Neben dem bürgerlichen Widerstand favorisiert Häring als Lösung die Umwandlung des privaten Giralgeldes der Banken in von der Zentralbank garantiertes elektronisches Geld, wie es beispielsweise die Schweizer Vollgeld-Initiative fordert. Dies würde nicht nur das Geld auf den Bankkonten vor Pleiten sichern, sondern auch für einen erheblichen Geldschöpfungsgewinn sorgen. Dieser fällt zur Zeit noch bei den privaten Banken an und liegt im Euroraum bei insgesamt 300 Mrd. Euro pro Jahr.

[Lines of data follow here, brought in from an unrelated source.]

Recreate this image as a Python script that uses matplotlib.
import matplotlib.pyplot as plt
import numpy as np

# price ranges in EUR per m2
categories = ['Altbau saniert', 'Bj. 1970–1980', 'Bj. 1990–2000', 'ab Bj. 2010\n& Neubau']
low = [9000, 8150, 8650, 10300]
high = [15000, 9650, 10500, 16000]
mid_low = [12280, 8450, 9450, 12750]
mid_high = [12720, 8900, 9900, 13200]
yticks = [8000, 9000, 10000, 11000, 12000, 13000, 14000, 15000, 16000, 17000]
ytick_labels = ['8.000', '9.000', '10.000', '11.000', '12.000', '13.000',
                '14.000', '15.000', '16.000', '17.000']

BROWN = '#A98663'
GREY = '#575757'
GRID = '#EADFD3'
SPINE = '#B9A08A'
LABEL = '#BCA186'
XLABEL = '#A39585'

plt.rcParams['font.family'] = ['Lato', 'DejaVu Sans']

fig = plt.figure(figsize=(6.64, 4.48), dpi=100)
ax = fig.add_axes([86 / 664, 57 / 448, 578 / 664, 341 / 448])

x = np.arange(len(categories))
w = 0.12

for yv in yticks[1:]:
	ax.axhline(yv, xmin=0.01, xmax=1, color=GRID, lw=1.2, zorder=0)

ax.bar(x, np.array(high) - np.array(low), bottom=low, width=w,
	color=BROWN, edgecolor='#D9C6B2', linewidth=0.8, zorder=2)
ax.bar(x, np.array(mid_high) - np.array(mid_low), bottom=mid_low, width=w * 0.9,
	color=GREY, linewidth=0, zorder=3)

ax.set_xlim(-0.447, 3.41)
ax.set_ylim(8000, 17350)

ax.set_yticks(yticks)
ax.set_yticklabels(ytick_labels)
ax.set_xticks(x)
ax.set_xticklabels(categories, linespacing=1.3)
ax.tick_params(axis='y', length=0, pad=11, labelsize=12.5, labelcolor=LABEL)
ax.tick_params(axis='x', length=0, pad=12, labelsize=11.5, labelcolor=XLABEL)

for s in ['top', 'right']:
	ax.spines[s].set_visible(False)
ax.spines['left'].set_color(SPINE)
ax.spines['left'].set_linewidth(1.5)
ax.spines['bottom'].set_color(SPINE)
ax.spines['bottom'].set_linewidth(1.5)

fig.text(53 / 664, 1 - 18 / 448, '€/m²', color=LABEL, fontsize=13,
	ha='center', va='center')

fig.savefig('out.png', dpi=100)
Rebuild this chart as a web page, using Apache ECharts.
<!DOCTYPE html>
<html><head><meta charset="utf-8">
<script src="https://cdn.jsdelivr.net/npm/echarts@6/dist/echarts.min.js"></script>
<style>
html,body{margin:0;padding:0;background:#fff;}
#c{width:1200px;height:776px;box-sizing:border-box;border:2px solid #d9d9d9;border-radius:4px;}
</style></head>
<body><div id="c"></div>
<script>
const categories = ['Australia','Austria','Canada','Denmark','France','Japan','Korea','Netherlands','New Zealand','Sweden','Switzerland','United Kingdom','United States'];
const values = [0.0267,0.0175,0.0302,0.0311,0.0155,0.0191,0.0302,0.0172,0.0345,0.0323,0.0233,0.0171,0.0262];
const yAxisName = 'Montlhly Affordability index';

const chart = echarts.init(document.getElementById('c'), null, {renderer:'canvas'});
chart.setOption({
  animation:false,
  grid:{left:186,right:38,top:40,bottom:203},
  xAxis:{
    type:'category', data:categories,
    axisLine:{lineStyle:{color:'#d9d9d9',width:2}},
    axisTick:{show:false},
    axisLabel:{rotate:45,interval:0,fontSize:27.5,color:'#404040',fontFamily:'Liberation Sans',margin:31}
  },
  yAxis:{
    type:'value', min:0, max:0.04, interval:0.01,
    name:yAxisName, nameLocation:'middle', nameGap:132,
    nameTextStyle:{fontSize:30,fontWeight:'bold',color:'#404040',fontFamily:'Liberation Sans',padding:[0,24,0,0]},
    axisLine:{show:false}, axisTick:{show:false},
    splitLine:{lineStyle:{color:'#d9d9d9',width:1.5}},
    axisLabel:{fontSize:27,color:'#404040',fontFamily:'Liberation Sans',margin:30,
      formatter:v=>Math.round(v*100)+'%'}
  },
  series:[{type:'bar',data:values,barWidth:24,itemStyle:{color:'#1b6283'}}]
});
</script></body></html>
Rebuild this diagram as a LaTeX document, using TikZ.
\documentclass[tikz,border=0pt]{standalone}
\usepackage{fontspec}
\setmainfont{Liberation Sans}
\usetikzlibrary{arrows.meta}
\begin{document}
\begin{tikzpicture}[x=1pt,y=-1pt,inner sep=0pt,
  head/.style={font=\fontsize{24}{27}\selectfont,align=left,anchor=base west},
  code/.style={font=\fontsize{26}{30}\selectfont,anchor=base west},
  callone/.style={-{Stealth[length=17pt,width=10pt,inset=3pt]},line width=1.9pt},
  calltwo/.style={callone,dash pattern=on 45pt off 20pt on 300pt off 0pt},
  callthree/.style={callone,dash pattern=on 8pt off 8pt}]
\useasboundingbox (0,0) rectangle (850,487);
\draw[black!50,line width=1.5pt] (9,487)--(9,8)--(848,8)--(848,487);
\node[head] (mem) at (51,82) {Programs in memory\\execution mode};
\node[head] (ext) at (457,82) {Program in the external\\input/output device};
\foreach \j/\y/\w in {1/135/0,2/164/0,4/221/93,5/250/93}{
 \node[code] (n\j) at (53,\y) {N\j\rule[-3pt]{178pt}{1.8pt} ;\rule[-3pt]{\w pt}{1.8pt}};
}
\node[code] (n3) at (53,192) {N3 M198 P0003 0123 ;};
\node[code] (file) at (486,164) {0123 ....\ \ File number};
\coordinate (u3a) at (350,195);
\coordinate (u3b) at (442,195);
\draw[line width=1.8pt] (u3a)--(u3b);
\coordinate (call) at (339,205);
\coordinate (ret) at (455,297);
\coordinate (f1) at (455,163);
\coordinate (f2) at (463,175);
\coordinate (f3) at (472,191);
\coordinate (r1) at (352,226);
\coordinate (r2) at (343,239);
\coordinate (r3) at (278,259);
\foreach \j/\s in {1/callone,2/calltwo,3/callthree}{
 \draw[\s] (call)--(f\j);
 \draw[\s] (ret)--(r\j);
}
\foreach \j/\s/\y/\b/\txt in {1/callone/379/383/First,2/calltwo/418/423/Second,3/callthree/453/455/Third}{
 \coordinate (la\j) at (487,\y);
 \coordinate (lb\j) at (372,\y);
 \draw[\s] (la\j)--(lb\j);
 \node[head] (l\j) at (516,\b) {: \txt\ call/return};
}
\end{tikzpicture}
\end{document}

Norbert Härings Buch ist eine ausgezeichnete Einführung in ein Thema, das bestimmt noch sehr hohe Wellen schlagen, wenn nicht sogar einen Tsunami auslösen wird. Es erklärt die Grundlagen unseres Geldsystems, stellt die Bargeldabschaffung in einen grösseren Zusammenhang und eignet sich deshalb auch für Laien. Aber auch wer die Katakomben unseres Finanzsystems schon einigermassen kennt, kann mit Härings Buch einen anregenden faulen Sonntag verbringen. Am Abend hat man dann eine grosse Sicherheit: Der nächste Montag kommt schon bald. Dann heisst es: Ärmel hochkrempeln und sich für das Bargeld einsetzen. Es ist das einzige gesetzliche Zahlungsmittel, das wir haben. Geht es, kommt die Willkür.

Norbert Häring: Die Abschaffung des Bargelds und die Folgen – der Weg in die totale Kontrolle. Quadriga, 2016. 256 S. Geb. € 18.–.